It’s also possible to filter a result-set based by only selecting the first/last rows of the result-set or of a group of rows within the result-set.

To apply a filter with ranking, you must specify the xml element ranking containing the element top or bottom. These two elements can be overriden with the xml attribute count to specify that you want to return more than one row.

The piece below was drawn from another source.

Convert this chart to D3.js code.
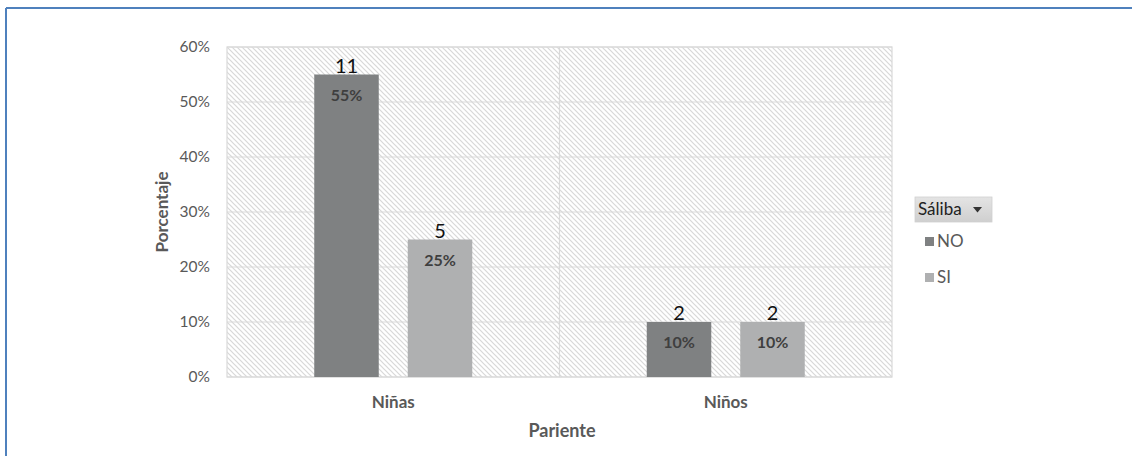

The following example will return the two last rows of the whole result-set.

<alteration>
  <filter>
    <ranking>
      <bottom count="2"/>
    </ranking>
  </filter>
</alteration>

It’s possible to create sub-groups of rows and only hold the first/last rows of these groups. To achieve this add a group-by element in the ranking element. You’ve two ways to define how to create groups. The first option, is to group rows sharing the same values of a set of columns (identical to SQL clause group by).

<alteration>
  <filter>
    <ranking>
      <bottom count="2"/>
      <group-by>
        <column identifier="#0" type="numeric"/>
        <column identifier="[country]" type="text">
      </group-by>
    </ranking>
  </filter>
</alteration>

Another option group rows is to group them depending on the evaluation of a predicate. For each group of row, you must define a predicate that will be evaluated for each row. Each definition of a group is handled by a xml element case containing an xml element predicate. As soon as an evaluation is positive for one of the group, the row is added to this group! The evaluation are always evaluated from the first definition of the group to the last. It means that if a group has a broad definition that could include elements of another group, this broad group should be defined at the bottom of the cases.

<alteration>
  <filter>
    <ranking>
      <bottom count="2"/>
      <group-by>
        <case>
          <predicate operand="#2" type="text">
            <equal>CUST0003</equal>
          </predicate>
        </case>
        <case>
          <predicate operand="#3" type="numeric">
            <more-than or-equal="true">100</more-than>
          </predicate>
        </case>
      </group-by>
    </ranking>
  </filter>
</alteration>

Filters unique rows

In some cases, it’s interesting to discard duplicated rows. You can achieve with a filter named unique. This filter uses a group-by element to specify the keys of the result-sets that will determine uniqueness. The groupings by-columns and by-cases are supported. If a group of rows contains more than one row then the whole group is discarded, else the group is hold. The resulting result-set after application of the filter will contain all the initial columns.

<alteration>
  <filter>
    <unique>
      <group-by>
        <column identifier="#0"/>
        <column identifier="#1"/>
      </group-by>
    </unique>
  </filter>
</alteration>

Duplications

This alteration duplicates the rows of a result-set. How many times the rows are duplcated is specified with the help of the times attribute, expecting a static value (integer) or a variable or a column identification. The value of the attribute times specifies how many copies are applied to the original rows, meaning that a value of 0 will return the original rows but also that a value of 1 will return a result-set with two times the count of rows from the original result-set.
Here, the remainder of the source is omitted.